W Londynie powstanie najdłuższa w Europie szosa dla rowerzystów?
Władze miasta rozważają budowę nowych ścieżek bądź modernizację tych istniejących. Wiele z nich opiera się na zasadzie pełnego oddzielenia ruchu rowerowego od samochodowego.
Jednym z najbardziej ambitnych planów jest budowa 30-kilometrowej trasy dla rowerzystów, łączącej Tower Hill (wschodni Londyn) i Acton (zachodnia część miasta).
Droga ma przebiegać przez centrum stolicy i być dostępna jedynie dla ruchu rowerowego. Zwolennicy koncepcji szumnie zapowiadają, że trasa ta ma być zarazem najdłuższą drogą dla rowerzystów w całej Europie.
Projekt zakłada ponadto budowę odcinka łączącego północną i południową część miasta, a także sześć nowych lub zmodernizowanych szos w pozostałych jego obszarach.

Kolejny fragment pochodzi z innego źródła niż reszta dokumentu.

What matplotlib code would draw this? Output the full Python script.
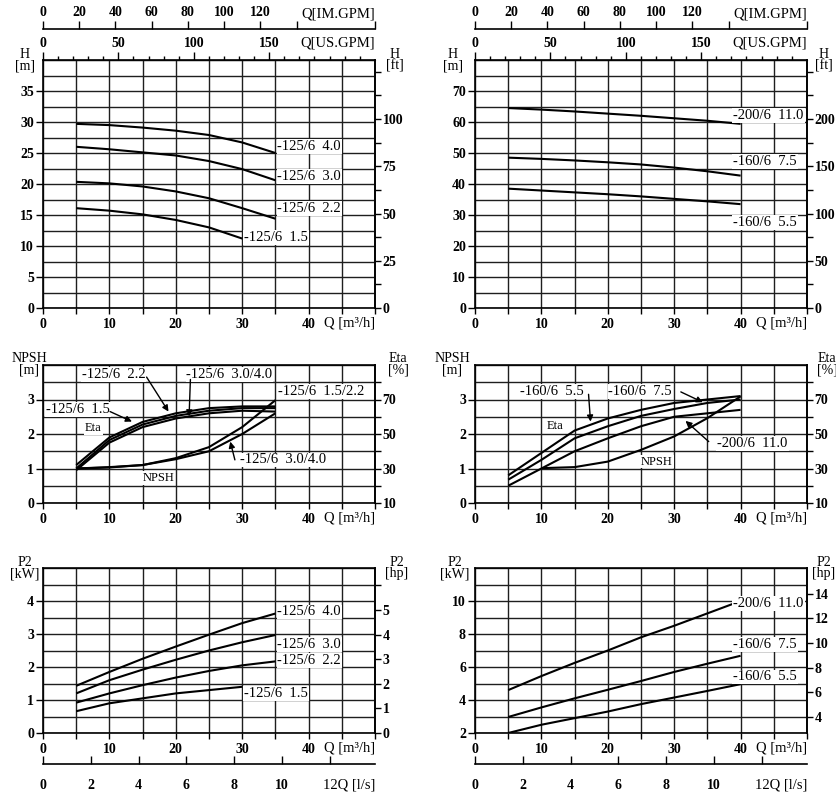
import numpy as np
import matplotlib.pyplot as plt

plt.rcParams['font.family'] = ['Liberation Serif', 'DejaVu Serif']
plt.rcParams['font.size'] = 10

# unit conversions (m3/h per unit)
M3H_USGPM = 0.22712
M3H_IMGPM = 0.27277
M3H_LS = 3.6
M_FT = 0.3048
KW_HP = 0.7457

# ---- data ----
q_125 = [5, 10, 15, 20, 25, 30, 35]
q_125_15 = [5, 10, 15, 20, 25, 30]
q_160 = [5, 10, 15, 20, 25, 30, 35, 40]
q_npsh_160 = [10, 15, 20, 25, 30, 35, 40]

# head [m]
h_125_40 = [29.7, 29.5, 29.1, 28.6, 27.9, 26.7, 25.0]
h_125_30 = [26.0, 25.6, 25.1, 24.6, 23.7, 22.4, 20.6]
h_125_22 = [20.35, 20.1, 19.6, 18.8, 17.7, 16.1, 14.4]
h_125_15 = [16.1, 15.7, 15.1, 14.2, 13.0, 11.2]
h_200_110 = [64.5, 64.0, 63.4, 62.7, 62.0, 61.2, 60.4, 59.4]
h_160_75 = [48.5, 48.1, 47.6, 47.0, 46.3, 45.3, 44.1, 42.7]
h_160_55 = [38.5, 37.9, 37.3, 36.7, 36.0, 35.2, 34.4, 33.5]

# NPSH [m] and efficiency [%]
npsh_125_1522 = [1.0, 1.04, 1.1, 1.3, 1.62, 2.2, 2.98]
npsh_125_3040 = [1.0, 1.03, 1.1, 1.27, 1.5, 2.0, 2.6]
eta_125_15 = [32, 48, 57, 62, 65, 66, 66]
eta_125_22 = [30, 46.5, 55.5, 60.5, 63.5, 65, 65]
eta_125_3040 = [29, 45, 54, 59, 62, 63.5, 63]
npsh_160 = [1.01, 1.04, 1.2, 1.54, 1.93, 2.46, 3.09]
eta_160_55 = [26, 39, 52, 59, 64, 68, 70, 72]
eta_160_75 = [23.5, 35, 47.5, 54.5, 60.5, 64.5, 68, 70]
eta_200_110 = [20, 30, 40, 47.5, 54.5, 60, 62, 64]

# shaft power P2 [kW]
p_125_40 = [1.43, 1.85, 2.25, 2.62, 2.98, 3.33, 3.62]
p_125_30 = [1.2, 1.6, 1.92, 2.22, 2.5, 2.75, 2.97]
p_125_22 = [0.92, 1.2, 1.45, 1.68, 1.88, 2.05, 2.17]
p_125_15 = [0.66, 0.9, 1.05, 1.2, 1.3, 1.4]
p_200_110 = [4.6, 5.45, 6.25, 7.0, 7.8, 8.5, 9.25, 10.0]
p_160_75 = [2.97, 3.55, 4.1, 4.62, 5.15, 5.7, 6.2, 6.68]
p_160_55 = [2.0, 2.5, 2.9, 3.3, 3.75, 4.15, 4.55, 4.96]

W, H = 837, 793
fig = plt.figure(figsize=(W/100, H/100), dpi=100)

def px(x, y):
    return x / W, 1 - y / H

def box(x0, top, bot):  # pixel bounds -> axes rect
    return [x0 / W, 1 - bot / H, 332 / W, (bot - top) / H]

GRID = '#1e1e1e'
LW = 1.5
BOX = dict(fc='white', ec='none', pad=0.6)

def bold(ax):
    for t in ax.get_xticklabels() + ax.get_yticklabels():
        t.set_fontweight('bold')

def frame(ax, ylim, ymaj, ymin):
    ax.set_xlim(0, 50)
    ax.set_ylim(*ylim)
    ax.set_xticks(np.arange(0, 51, 5))
    ax.set_xticklabels([str(v) if v % 10 == 0 and v < 50 else '' for v in range(0, 51, 5)])
    ax.set_yticks(ymaj)
    ax.set_yticks(ymin, minor=True)
    ax.grid(which='both', color=GRID, lw=1.0)
    ax.tick_params(axis='x', direction='out', length=4, width=1, pad=3)
    ax.tick_params(axis='y', which='major', direction='out', length=5, width=1, pad=1.5)
    ax.tick_params(axis='y', which='minor', length=0)
    for s in ax.spines.values():
        s.set_linewidth(1.2)
    bold(ax)

def right_axis(ax, fwd, inv, maj, labels, mnr=None):
    sec = ax.secondary_yaxis('right', functions=(fwd, inv))
    sec.set_yticks(maj, labels=labels)
    if mnr is not None:
        sec.set_yticks(mnr, minor=True)
    sec.tick_params(which='both', direction='out', length=4, width=1, pad=1.5)
    sec.spines['right'].set_linewidth(1.2)
    bold(sec)
    return sec

def gpm_axes(ax, x0):
    top = ax.secondary_xaxis('top', functions=(lambda q: q / M3H_USGPM, lambda g: g * M3H_USGPM))
    top.set_xticks([0, 50, 100, 150])
    top.set_xticks(np.arange(10, 220, 10), minor=True)
    top.tick_params(which='major', direction='out', length=6, width=1, pad=1)
    top.tick_params(which='minor', direction='out', length=3, width=1)
    bold(top)
    fig.text(*px(x0 + 332, 43), 'Q[US.GPM]', ha='right', va='center', fontsize=10.5)
    im = fig.add_axes([x0 / W, 1 - 29 / H, 332 / W, 1e-5])
    im.set_xlim(0, 50 / M3H_IMGPM)
    im.set_yticks([])
    for s in ['left', 'right', 'bottom']:
        im.spines[s].set_visible(False)
    im.spines['top'].set_linewidth(1.2)
    im.xaxis.tick_top()
    ticks = list(range(0, 141, 20)) + [50 / M3H_IMGPM]
    im.set_xticks(ticks, labels=[str(t) for t in range(0, 121, 20)] + ['', ''])
    im.tick_params(direction='out', length=6, width=1, pad=1)
    im.patch.set_visible(False)
    bold(im)
    fig.text(*px(x0 + 332, 14), 'Q[IM.GPM]', ha='right', va='center', fontsize=10.5)

def ls_axis(x0):
    ls = fig.add_axes([x0 / W, 1 - 764 / H, 332 / W, 1e-5])
    ls.set_xlim(0, 50 / M3H_LS)
    ls.set_yticks([])
    for s in ['left', 'right', 'top']:
        ls.spines[s].set_visible(False)
    ls.spines['bottom'].set_linewidth(1.2)
    ls.set_xticks(range(0, 13, 2), labels=[str(t) for t in range(0, 11, 2)] + [''])
    ls.tick_params(direction='in', length=6, width=1, pad=11)
    ls.patch.set_visible(False)
    bold(ls)
    fig.text(*px(x0 + 332, 785), '12Q [l/s]', ha='right', va='center', fontsize=10.5)

def qlabel(x0, y):
    fig.text(*px(x0 + 332, y), 'Q [m³/h]', ha='right', va='center', fontsize=10.5)

def unit(x, y, a, b):
    fig.text(*px(x, y), a, ha='center', va='center', fontsize=10)
    fig.text(*px(x, y + 12), b, ha='center', va='center', fontsize=10)

def curve(ax, q, v):
    ax.plot(q, v, color='black', lw=LW, solid_capstyle='butt', zorder=3)

def tag(ax, s, x, y):
    ax.text(x, y, s, ha='left', va='center', fontsize=10.5, bbox=BOX, zorder=4)

def arrow(ax, start, end):
    ax.annotate('', xy=end, xytext=start, zorder=5,
                arrowprops=dict(arrowstyle='-|>', lw=1.0, color='black',
                                mutation_scale=9, shrinkA=0, shrinkB=0))

LX, RX = 43, 475

# ---------------- head ----------------
ax = fig.add_axes(box(LX, 60, 308))
frame(ax, (0, 40), np.arange(0, 36, 5), np.arange(2.5, 40.1, 2.5))
right_axis(ax, lambda m: m / M_FT, lambda f: f * M_FT,
           [0, 25, 50, 75, 100, 125], ['0', '25', '50', '75', '100', ''],
           [12.5, 37.5, 62.5, 87.5, 112.5])
gpm_axes(ax, LX)
for v in (h_125_40, h_125_30, h_125_22):
    curve(ax, q_125, v)
curve(ax, q_125_15, h_125_15)
tag(ax, '-125/6  4.0', 35.3, 26.0)
tag(ax, '-125/6  3.0', 35.3, 21.15)
tag(ax, '-125/6  2.2', 35.3, 16.1)
tag(ax, '-125/6  1.5', 30.3, 11.35)
unit(25, 54, 'H', '[m]')
unit(395, 54, 'H', '[ft]')
qlabel(LX, 323)

ax = fig.add_axes(box(RX, 60, 308))
frame(ax, (0, 80), np.arange(0, 71, 10), np.arange(5, 80.1, 5))
right_axis(ax, lambda m: m / M_FT, lambda f: f * M_FT,
           [0, 50, 100, 150, 200, 250], ['0', '50', '100', '150', '200', ''],
           [25, 75, 125, 175, 225])
gpm_axes(ax, RX)
for v in (h_200_110, h_160_75, h_160_55):
    curve(ax, q_160, v)
tag(ax, '-200/6  11.0', 38.9, 62.0)
tag(ax, '-160/6  7.5', 38.9, 47.2)
tag(ax, '-160/6  5.5', 38.9, 27.7)
unit(453, 54, 'H', '[m]')
unit(824, 54, 'H', '[ft]')
qlabel(RX, 323)

# ---------------- NPSH / efficiency ----------------
e2n = lambda e: (np.asarray(e, dtype=float) - 10) / 20
n2e = lambda n: 10 + 20 * np.asarray(n, dtype=float)

ax = fig.add_axes(box(LX, 365, 503))
frame(ax, (0, 4), [0, 1, 2, 3], [0.5, 1.5, 2.5, 3.5, 4])
right_axis(ax, n2e, e2n, [10, 30, 50, 70], ['10', '30', '50', '70'], [20, 40, 60, 80])
curve(ax, q_125, npsh_125_1522)
curve(ax, q_125, npsh_125_3040)
for v in (eta_125_15, eta_125_22, eta_125_3040):
    curve(ax, q_125, e2n(v))
tag(ax, '-125/6  2.2', 5.8, 3.72)
tag(ax, '-125/6  3.0/4.0', 21.6, 3.72)
tag(ax, '-125/6  1.5/2.2', 35.4, 3.24)
tag(ax, '-125/6  1.5', 0.5, 2.7)
tag(ax, '-125/6  3.0/4.0', 29.7, 1.25)
ax.text(7.6, 2.17, 'Eta', ha='center', va='center', fontsize=9, bbox=BOX, zorder=4)
ax.text(17.4, 0.72, 'NPSH', ha='center', va='center', fontsize=9, bbox=BOX, zorder=4)
arrow(ax, (15.6, 3.65), (18.9, 2.65))
arrow(ax, (22.2, 3.58), (22.0, 2.51))
arrow(ax, (10.1, 2.65), (13.4, 2.36))
arrow(ax, (28.9, 1.25), (28.2, 1.78))
unit(29, 358, 'NPSH', '[m]')
unit(398, 358, 'Eta', '[%]')
qlabel(LX, 518)

ax = fig.add_axes(box(RX, 365, 503))
frame(ax, (0, 4), [0, 1, 2, 3], [0.5, 1.5, 2.5, 3.5, 4])
right_axis(ax, n2e, e2n, [10, 30, 50, 70], ['10', '30', '50', '70'], [20, 40, 60, 80])
curve(ax, q_npsh_160, npsh_160)
for v in (eta_160_55, eta_160_75, eta_200_110):
    curve(ax, q_160, e2n(v))
tag(ax, '-160/6  5.5', 6.8, 3.24)
tag(ax, '-160/6  7.5', 20.1, 3.24)
tag(ax, '-200/6  11.0', 36.5, 1.73)
ax.text(12.1, 2.22, 'Eta', ha='center', va='center', fontsize=9, bbox=BOX, zorder=4)
ax.text(27.4, 1.2, 'NPSH', ha='center', va='center', fontsize=9, bbox=BOX, zorder=4)
arrow(ax, (17.1, 3.15), (17.4, 2.36))
arrow(ax, (31.0, 3.22), (34.3, 2.92))
arrow(ax, (35.2, 1.78), (31.7, 2.38))
unit(452, 358, 'NPSH', '[m]')
unit(827, 358, 'Eta', '[%]')
qlabel(RX, 518)

# ---------------- power ----------------
ax = fig.add_axes(box(LX, 568, 733))
frame(ax, (0, 5), [0, 1, 2, 3, 4], np.arange(0.5, 5.01, 0.5))
right_axis(ax, lambda k: k / KW_HP, lambda h: h * KW_HP,
           list(range(0, 7)), ['0', '1', '2', '3', '4', '5', ''])
for v in (p_125_40, p_125_30, p_125_22):
    curve(ax, q_125, v)
curve(ax, q_125_15, p_125_15)
tag(ax, '-125/6  4.0', 35.3, 3.67)
tag(ax, '-125/6  3.0', 35.3, 2.69)
tag(ax, '-125/6  2.2', 35.3, 2.2)
tag(ax, '-125/6  1.5', 30.3, 1.2)
unit(25, 562, 'P2', '[kW]')
unit(397, 562, 'P2', '[hp]')
qlabel(LX, 748)
ls_axis(LX)

ax = fig.add_axes(box(RX, 568, 733))
frame(ax, (2, 12), [2, 4, 6, 8, 10], [3, 5, 7, 9, 11, 12])
right_axis(ax, lambda k: k / KW_HP, lambda h: h * KW_HP,
           [4, 6, 8, 10, 12, 14], ['4', '6', '8', '10', '12', '14'])
for v in (p_200_110, p_160_75, p_160_55):
    curve(ax, q_160, v)
tag(ax, '-200/6  11.0', 38.9, 9.85)
tag(ax, '-160/6  7.5', 38.9, 7.38)
tag(ax, '-160/6  5.5', 38.9, 5.4)
unit(455, 562, 'P2', '[kW]')
unit(824, 562, 'P2', '[hp]')
qlabel(RX, 748)
ls_axis(RX)

fig.savefig('out.png', dpi=100)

Jeśli zarząd TfL oraz burmistrz Londynu Boris Johnson opowiedzą się za projektem, prace mają rozpocząć się na przestrzeni kilku najbliższych tygodni, a pierwsza z tras zostanie otwarta wiosną 2016 roku.
Londyńscy cykliści przekonują, że projekt ten wpłynąłby na zaktywizowanie mieszkańców miasta, którzy chętniej niż dotychczas sięgaliby po rower. Przyczyniłby się także do zmniejszenia liczby wypadków, w których często ofiarami śmiertelnymi są rowerzyści.

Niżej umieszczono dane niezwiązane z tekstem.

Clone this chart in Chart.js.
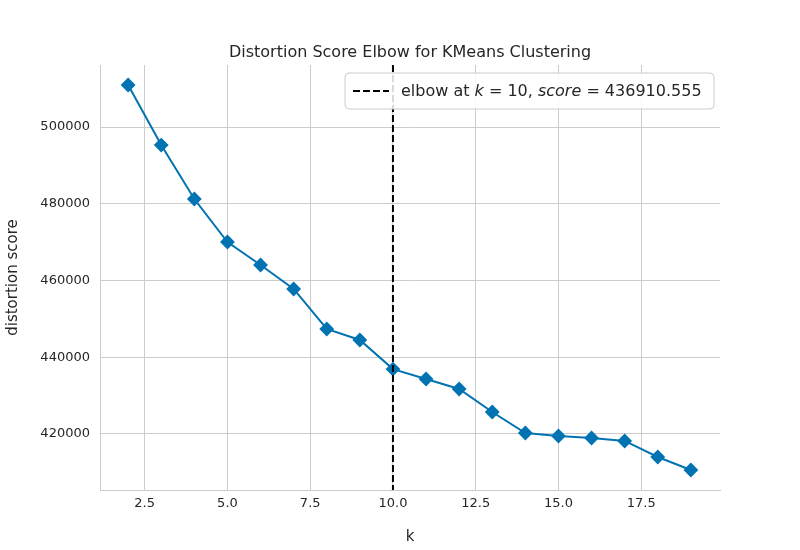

W ponad 50% przypadków cykliści zostają potrąceni przez samochody ciężarowe, stanowiące 5% ruchu drogowego; przedwczoraj w Homerton (wschodni Londyn) mężczyzna został zmiażdżony przez ciężarówkę. W wyniku odniesionych obrażeń, kolarz zmarł na miejscu.
Przeciwnikami koncepcji są m.in. spółki biznesowe, zwłaszcza Canary Wharf Group, rada Westminster oraz taksówarze z firmy Licensed Taxi Drivers Association (LTDA), którzy stanowią około jedną trzecią wszystkich kierowców londyńskich taksówek.
Nowe ścieżki, które nie byłyby dostępne dla ruchu samochodowego, wpłynęłyby na bezpieczeństwo osób poruszających się rowerami. Według statystyk, w porównaniu do ubiegłego roku, liczba rowerzystów w Londynie wzrosła o 10%.